Lakhani's role in the transfer of the gold and copper project to Barrick Gold Corporation and Antafagosta is being cited as a classic example of exploitation of indigenous people by touts of the occupation forces.

"We have seen similar reports from Peru and Guatemala," said London-based Baluch resistance hero Hyrbyiar Marri, 41. He said this shows how corruption money made in oppressed countries are then used to buy influence and prestige in the civilized West.

"The world must know about the loot and plunder going on in Occupied Baluchistan," Marri said.

Interestingly, Lakhani got involved with the gold and copper in Baluchistan under patronage of the coup leader General Pervez Musharraf regime, which started the worst military operation against the Baluch people. At the time when the former dictator was engaged in a brutal military operation, Lakhani was showering praise on the Musharraf regime.

[The last four years of the Musharraf government at the federal and provincial level have been unprecedented in terms of support for the project," says Lakhani.

http://www.paklinks.com/gs/business-economics-personal-finance-equity-markets/237916-mining-pakistan-copper-state-muslim-lakhani-chief-representative-tcc.html]

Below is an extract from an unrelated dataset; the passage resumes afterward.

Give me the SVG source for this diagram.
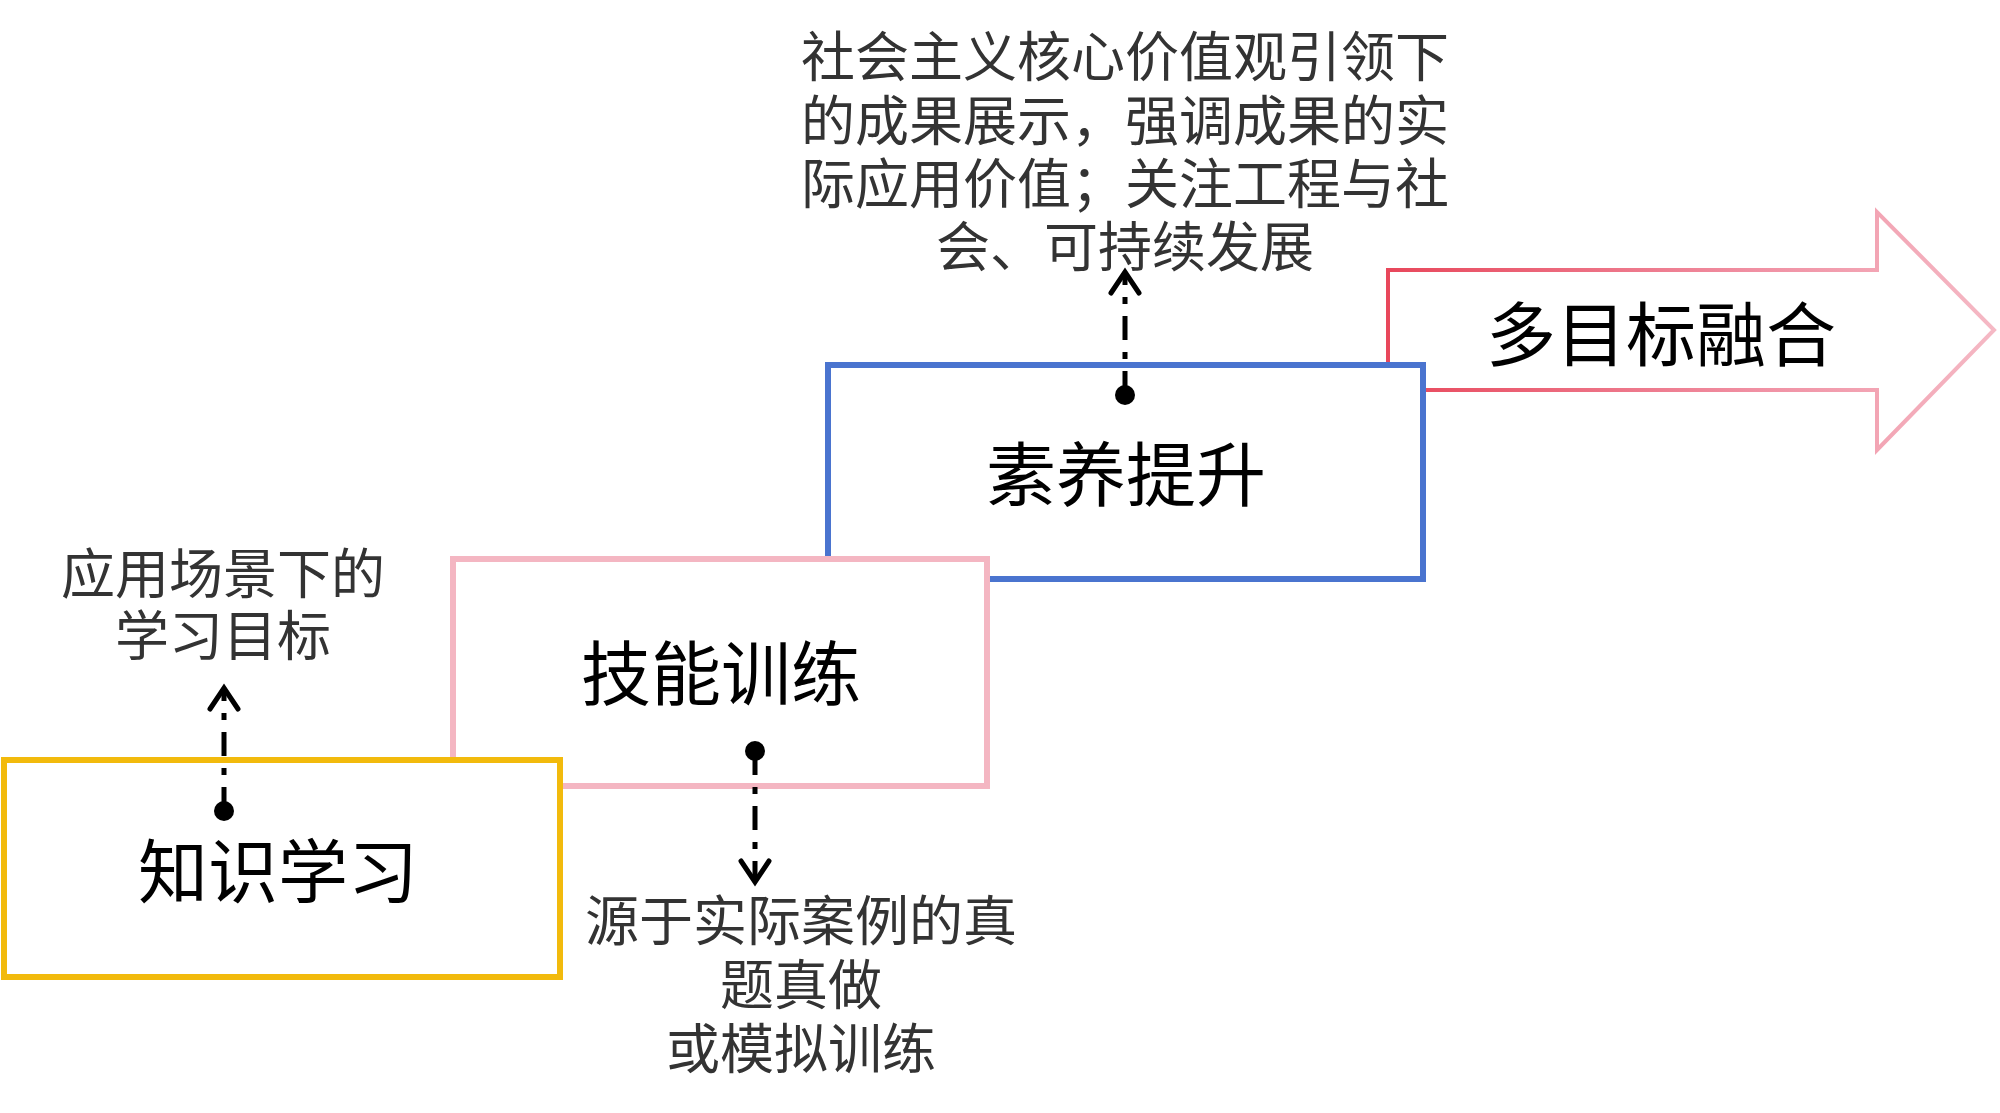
<svg xmlns="http://www.w3.org/2000/svg" width="2000" height="1113" viewBox="0 0 2000 1113">
<defs>
<linearGradient id="arrowGrad" x1="0" y1="0" x2="1" y2="0">
<stop offset="0" stop-color="#E8475B"/>
<stop offset="0.6" stop-color="#F08FA2"/>
<stop offset="1" stop-color="#F5B9C5"/>
</linearGradient>
<marker id="dot" viewBox="-12 -12 24 24" markerWidth="24" markerHeight="24" refX="0" refY="0" markerUnits="userSpaceOnUse">
<circle cx="0" cy="0" r="10" fill="#000"/>
</marker>
<marker id="chev" viewBox="-30 -22 40 44" markerWidth="40" markerHeight="44" refX="0" refY="0" orient="auto" markerUnits="userSpaceOnUse">
<polyline points="-21,-14 0,0 -21,14" fill="none" stroke="#000" stroke-width="5" stroke-linecap="round" stroke-linejoin="miter"/>
</marker>
</defs>
<style>
.box{fill:#fff;stroke-width:6}
.lbl{font-family:"Noto Sans CJK SC","Noto Sans",sans-serif;font-size:70px;fill:#000;text-anchor:middle}
.note{font-family:"Noto Sans CJK SC","Noto Sans",sans-serif;font-size:54px;fill:#333;text-anchor:middle}
.conn{fill:none;stroke:#000;stroke-width:5;stroke-dasharray:24 12 7 12;marker-start:url(#dot);marker-end:url(#chev)}
</style>
<rect width="2000" height="1113" fill="#fff"/>
<g id="node-fusion">
<polygon points="1388,270 1877,270 1877,212 1994,330 1877,450 1877,390 1388,390" fill="#fff" stroke="url(#arrowGrad)" stroke-width="4"/>
<text class="lbl" x="1661" y="361">多目标融合</text>
</g>
<g id="node-quality">
<rect class="box" x="828" y="365" width="595" height="214" stroke="#4A74CF"/>
<text class="lbl" x="1126" y="501">素养提升</text>
</g>
<g id="node-skill">
<rect class="box" x="453" y="559" width="534" height="227" stroke="#F4B6C2"/>
<text class="lbl" x="721" y="700">技能训练</text>
</g>
<g id="node-knowledge">
<rect class="box" x="4" y="760" width="556" height="217" stroke="#F2BA0C"/>
<text class="lbl" x="278" y="898">知识学习</text>
</g>
<g id="connectors">
<line class="conn" x1="224" y1="811" x2="224" y2="688"/>
<line class="conn" x1="755" y1="751" x2="755" y2="882"/>
<line class="conn" x1="1125" y1="395" x2="1125" y2="272"/>
</g>
<g id="note-top">
<text class="note" x="1125" y="77">社会主义核心价值观引领下</text>
<text class="note" x="1125" y="141">的成果展示，强调成果的实</text>
<text class="note" x="1125" y="204">际应用价值；关注工程与社</text>
<text class="note" x="1125" y="267">会、可持续发展</text>
</g>
<g id="note-left">
<text class="note" x="223" y="594">应用场景下的</text>
<text class="note" x="223" y="656">学习目标</text>
</g>
<g id="note-bottom">
<text class="note" x="801" y="941">源于实际案例的真</text>
<text class="note" x="801" y="1005">题真做</text>
<text class="note" x="801" y="1069">或模拟训练</text>
</g>
</svg>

There has been widespread anguish in Baluchistan over how Lakhani, just because of his contacts with the former Musharraf regime, managed to give the short end of the stick to the Baluch people.

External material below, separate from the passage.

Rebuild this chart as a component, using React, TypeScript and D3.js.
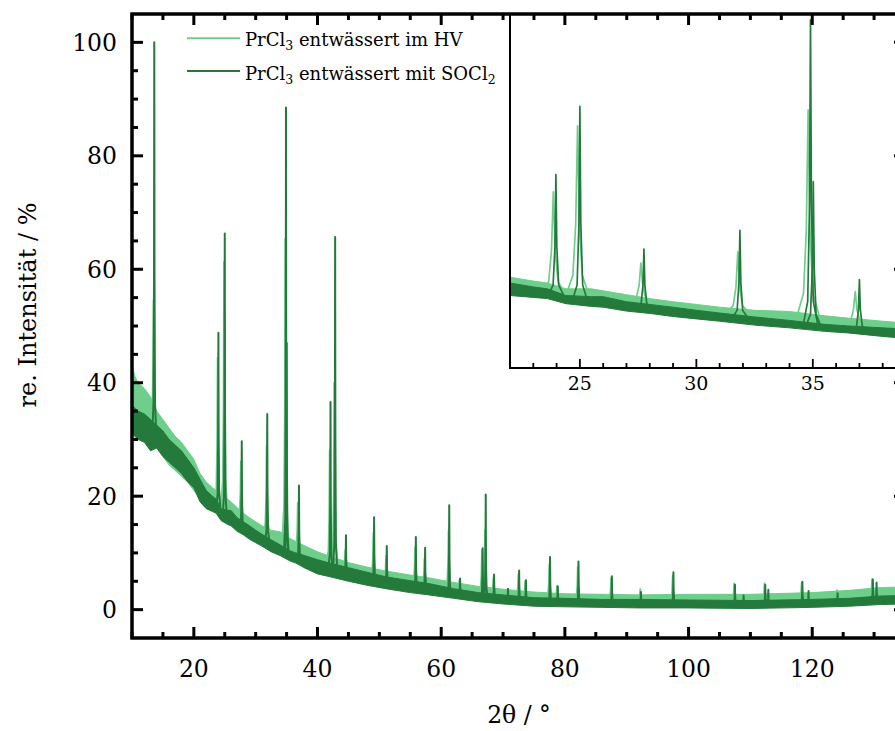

Critics say that the government in Islamabad blundered by selling what may be the world's biggest untapped copper and gold deposits, worth over $100 billion, to foreign mining firms at a throwaway price, to the disservice of the people of the country's most backward province and economy
[Source PKONWEB : http://pkonweb.com/tag/tethyan-copper/ ]

On August 14 at around 5.30 pm, protesters will march from the St. Stephen and the Incarnation Episcopal Church on 16th and Newton Streets to Lakhani's office at 1155 23rd street northwest Washington DC at 23rd and M streets where a candle light vigil will be observed for Pakistan's war crimes against Baluchistan.

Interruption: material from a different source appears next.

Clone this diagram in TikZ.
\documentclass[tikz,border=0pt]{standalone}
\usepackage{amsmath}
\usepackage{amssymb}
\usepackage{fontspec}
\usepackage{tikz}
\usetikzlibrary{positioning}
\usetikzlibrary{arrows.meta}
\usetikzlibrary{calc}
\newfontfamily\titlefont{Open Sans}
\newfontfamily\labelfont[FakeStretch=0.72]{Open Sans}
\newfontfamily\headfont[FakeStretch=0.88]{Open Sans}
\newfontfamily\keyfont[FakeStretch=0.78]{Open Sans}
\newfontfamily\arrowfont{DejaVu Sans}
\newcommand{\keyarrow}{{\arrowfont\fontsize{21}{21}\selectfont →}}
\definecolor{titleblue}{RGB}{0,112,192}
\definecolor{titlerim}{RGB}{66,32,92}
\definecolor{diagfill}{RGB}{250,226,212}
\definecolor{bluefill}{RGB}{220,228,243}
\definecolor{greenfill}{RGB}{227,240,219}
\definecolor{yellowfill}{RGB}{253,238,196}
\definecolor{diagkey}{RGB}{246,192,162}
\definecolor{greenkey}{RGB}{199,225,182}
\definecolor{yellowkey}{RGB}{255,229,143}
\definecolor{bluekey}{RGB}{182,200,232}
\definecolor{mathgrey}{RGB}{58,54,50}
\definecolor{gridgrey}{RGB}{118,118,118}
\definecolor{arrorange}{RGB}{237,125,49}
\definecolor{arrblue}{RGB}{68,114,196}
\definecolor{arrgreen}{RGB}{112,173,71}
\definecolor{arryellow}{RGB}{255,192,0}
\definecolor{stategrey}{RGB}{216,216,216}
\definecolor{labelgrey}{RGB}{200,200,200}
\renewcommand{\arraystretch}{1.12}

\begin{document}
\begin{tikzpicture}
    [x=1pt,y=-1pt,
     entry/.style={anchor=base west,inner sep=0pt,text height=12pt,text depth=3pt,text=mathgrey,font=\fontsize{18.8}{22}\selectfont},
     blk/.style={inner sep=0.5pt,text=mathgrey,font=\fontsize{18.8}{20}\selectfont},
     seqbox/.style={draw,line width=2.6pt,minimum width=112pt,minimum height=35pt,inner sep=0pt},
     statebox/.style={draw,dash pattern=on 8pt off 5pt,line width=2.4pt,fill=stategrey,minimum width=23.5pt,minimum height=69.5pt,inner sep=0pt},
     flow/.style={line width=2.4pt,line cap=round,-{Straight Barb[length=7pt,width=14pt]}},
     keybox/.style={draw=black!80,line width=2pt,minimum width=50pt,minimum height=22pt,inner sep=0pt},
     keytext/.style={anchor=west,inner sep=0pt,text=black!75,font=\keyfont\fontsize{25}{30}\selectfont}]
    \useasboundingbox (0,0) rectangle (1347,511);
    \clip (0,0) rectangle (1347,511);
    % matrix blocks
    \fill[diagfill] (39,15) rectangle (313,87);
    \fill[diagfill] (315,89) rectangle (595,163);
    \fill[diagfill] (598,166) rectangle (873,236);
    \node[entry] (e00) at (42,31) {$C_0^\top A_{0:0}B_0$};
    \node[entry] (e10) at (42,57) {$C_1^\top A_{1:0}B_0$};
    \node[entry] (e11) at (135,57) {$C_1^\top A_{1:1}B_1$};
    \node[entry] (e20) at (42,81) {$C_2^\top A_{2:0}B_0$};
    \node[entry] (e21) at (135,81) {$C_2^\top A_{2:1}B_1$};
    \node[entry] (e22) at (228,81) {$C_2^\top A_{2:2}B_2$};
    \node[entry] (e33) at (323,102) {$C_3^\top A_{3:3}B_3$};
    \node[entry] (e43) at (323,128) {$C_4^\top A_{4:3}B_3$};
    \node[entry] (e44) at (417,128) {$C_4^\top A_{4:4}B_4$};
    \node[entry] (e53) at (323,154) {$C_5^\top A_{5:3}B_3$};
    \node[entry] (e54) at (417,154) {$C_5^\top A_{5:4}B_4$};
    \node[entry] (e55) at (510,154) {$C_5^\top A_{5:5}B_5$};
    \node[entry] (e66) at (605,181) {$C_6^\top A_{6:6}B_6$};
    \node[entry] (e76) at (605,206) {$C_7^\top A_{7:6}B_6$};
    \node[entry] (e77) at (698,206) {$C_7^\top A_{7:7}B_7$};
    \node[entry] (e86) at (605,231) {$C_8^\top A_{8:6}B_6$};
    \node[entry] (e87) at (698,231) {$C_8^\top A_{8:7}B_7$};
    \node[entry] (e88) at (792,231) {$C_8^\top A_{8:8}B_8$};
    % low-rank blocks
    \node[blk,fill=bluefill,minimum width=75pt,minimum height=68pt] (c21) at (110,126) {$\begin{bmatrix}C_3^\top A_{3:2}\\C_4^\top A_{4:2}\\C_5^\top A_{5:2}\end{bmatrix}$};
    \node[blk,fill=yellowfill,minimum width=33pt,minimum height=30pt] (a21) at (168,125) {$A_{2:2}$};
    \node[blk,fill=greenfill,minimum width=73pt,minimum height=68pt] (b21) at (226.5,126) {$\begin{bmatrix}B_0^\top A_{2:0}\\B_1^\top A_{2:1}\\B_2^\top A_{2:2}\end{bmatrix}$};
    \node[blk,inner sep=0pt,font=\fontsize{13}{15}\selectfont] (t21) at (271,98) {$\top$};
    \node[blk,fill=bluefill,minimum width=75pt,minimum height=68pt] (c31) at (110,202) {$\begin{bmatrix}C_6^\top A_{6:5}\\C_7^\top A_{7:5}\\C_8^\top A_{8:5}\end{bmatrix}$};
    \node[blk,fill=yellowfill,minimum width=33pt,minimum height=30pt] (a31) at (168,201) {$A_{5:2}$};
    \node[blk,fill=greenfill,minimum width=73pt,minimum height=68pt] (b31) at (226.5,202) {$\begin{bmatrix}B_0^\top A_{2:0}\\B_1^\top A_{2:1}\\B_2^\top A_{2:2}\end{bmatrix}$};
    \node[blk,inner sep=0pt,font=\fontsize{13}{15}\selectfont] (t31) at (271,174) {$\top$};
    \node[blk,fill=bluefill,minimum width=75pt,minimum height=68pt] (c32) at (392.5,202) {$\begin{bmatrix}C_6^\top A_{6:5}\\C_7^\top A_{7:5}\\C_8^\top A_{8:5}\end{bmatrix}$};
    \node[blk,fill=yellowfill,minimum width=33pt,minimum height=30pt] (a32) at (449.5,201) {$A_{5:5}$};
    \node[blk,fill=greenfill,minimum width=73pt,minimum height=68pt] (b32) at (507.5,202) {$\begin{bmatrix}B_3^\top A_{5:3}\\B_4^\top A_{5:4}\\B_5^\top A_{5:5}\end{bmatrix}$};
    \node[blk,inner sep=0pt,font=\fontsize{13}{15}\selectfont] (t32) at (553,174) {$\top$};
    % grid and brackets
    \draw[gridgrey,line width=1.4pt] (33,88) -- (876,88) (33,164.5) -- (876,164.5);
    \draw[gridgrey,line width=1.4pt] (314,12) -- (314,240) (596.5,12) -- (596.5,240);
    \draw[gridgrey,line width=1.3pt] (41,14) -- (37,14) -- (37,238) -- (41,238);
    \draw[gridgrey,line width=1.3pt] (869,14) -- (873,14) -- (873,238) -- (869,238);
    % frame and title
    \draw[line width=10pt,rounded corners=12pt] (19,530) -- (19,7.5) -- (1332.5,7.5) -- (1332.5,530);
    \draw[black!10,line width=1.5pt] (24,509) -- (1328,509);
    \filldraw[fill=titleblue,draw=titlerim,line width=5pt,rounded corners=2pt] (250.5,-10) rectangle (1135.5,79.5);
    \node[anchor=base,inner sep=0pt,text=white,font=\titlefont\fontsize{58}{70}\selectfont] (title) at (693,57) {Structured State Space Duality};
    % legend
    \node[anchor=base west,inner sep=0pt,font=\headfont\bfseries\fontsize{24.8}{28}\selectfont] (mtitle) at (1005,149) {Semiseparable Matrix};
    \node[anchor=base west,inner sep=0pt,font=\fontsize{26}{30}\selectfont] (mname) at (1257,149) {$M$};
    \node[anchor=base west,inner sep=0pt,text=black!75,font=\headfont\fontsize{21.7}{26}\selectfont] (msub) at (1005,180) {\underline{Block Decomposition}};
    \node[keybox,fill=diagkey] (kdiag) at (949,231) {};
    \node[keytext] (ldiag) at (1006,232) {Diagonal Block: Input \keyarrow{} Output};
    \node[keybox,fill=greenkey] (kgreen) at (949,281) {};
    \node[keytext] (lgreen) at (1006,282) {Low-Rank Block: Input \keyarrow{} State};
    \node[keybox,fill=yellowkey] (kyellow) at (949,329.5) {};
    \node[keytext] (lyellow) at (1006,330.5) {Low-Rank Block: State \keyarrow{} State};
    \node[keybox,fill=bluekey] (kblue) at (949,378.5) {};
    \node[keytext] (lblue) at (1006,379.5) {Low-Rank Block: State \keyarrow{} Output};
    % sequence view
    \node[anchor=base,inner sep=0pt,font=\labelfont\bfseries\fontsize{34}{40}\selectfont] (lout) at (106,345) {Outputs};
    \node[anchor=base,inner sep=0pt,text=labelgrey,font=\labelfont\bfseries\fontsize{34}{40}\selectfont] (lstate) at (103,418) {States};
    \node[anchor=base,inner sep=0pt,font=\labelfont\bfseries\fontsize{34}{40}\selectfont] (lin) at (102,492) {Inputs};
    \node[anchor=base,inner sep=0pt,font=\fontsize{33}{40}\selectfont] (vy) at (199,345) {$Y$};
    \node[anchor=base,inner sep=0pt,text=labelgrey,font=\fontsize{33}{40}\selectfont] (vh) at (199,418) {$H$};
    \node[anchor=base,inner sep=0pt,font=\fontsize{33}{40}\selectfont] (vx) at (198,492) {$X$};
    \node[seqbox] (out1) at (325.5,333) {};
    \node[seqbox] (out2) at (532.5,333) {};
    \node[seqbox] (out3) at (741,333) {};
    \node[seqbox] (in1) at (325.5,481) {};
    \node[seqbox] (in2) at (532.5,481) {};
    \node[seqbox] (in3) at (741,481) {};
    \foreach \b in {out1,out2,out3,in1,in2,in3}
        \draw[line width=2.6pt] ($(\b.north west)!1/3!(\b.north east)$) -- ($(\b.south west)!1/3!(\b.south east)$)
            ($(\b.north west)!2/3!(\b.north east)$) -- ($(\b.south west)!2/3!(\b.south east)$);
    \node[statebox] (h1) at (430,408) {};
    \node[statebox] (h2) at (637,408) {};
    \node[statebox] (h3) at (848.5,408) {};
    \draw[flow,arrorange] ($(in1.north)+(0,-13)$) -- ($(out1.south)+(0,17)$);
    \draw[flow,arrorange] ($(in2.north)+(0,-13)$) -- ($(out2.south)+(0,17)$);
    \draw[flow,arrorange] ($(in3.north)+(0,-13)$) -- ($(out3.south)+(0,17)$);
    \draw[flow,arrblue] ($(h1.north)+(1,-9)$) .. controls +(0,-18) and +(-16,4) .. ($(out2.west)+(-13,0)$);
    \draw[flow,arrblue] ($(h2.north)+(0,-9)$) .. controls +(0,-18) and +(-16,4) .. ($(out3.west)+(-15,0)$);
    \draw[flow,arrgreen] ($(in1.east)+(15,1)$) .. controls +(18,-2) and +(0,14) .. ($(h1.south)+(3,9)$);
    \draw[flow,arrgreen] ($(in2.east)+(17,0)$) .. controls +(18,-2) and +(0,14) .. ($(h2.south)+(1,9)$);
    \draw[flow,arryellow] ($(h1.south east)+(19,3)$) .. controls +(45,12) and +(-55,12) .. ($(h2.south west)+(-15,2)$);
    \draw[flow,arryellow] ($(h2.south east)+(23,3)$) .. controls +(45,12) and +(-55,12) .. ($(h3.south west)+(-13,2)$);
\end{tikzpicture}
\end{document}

The Baluch are observing black day on Pakistan's independence as their Texas-sized homeland was annexed against their wishes on March 27, 1948 by Pakistan army.

The DC-based American Friends of Baluchistan is calling upon international auditors to see how Lakhani and Barrick Gold Corporation joined hands in what Pakistani media reports suggest was one of the biggest white-collar crimes in Pakistan's history.

The AFB is also demanding 100 percent of jobs for Baluch locals and have condemned a Barrick Gold manager, a retired Pakistani Colonel named Sher Khan, who sent an email in defense of Pakistani intelligence officials crimes against humanity in Baluchistan.

In spring, Pakistani intelligence officials had tortured and killed three Baluch activists Ghulam Mohammed Baloch, Lala Munir Baloch and Sher Mohammed Baloch who were fighting for Baluchistan's independence.

However, Barrick Gold's manager on site Colonel Sher Khan blamed the state killings as infighting among Baluch nationalists over an alleged ransom.

Since Pakistan is a rogue state, after the killing of the three by the Pakistani intelligence the Pakistani federal government said it was clueless about the killers and interior minister Rehman Malik announced a reward for information about the killers.

Baluchistan officials are surprised how an internationally reputed Woodrow Wilson Center for International Scholars has accepted a man of dubious background on its council.

In spring this year, another US think-tank World Affairs Council of Western Michigan had invited former Pakistani dictator General Pervez Musharraf to speak at its annual event while the Middle East Institute, led by former US ambassador Pakistan Wendy Chamberlin had offered a job to the Pakistani dictator.

"All this is terrible," said American Friends of Baluchistan presiding council members Rasheed Baloch and Mohammed Ali Baloch. "It is true the US is in economic crisis, but this does not mean prestigious bodies like Woodrow Wilson Center and Middle East Institute should entertain white-collar criminals and dictators."

In a phone call, Lakhani insisted he no longer has anything to do with Barrick Gold Corporation as he quit his chairman position of its subsidiary Tethyan Copper Company of Pakistan in June 2006.

The Baluch in Canada are also planning massive protests against Barrick Gold Corporation in Toronto.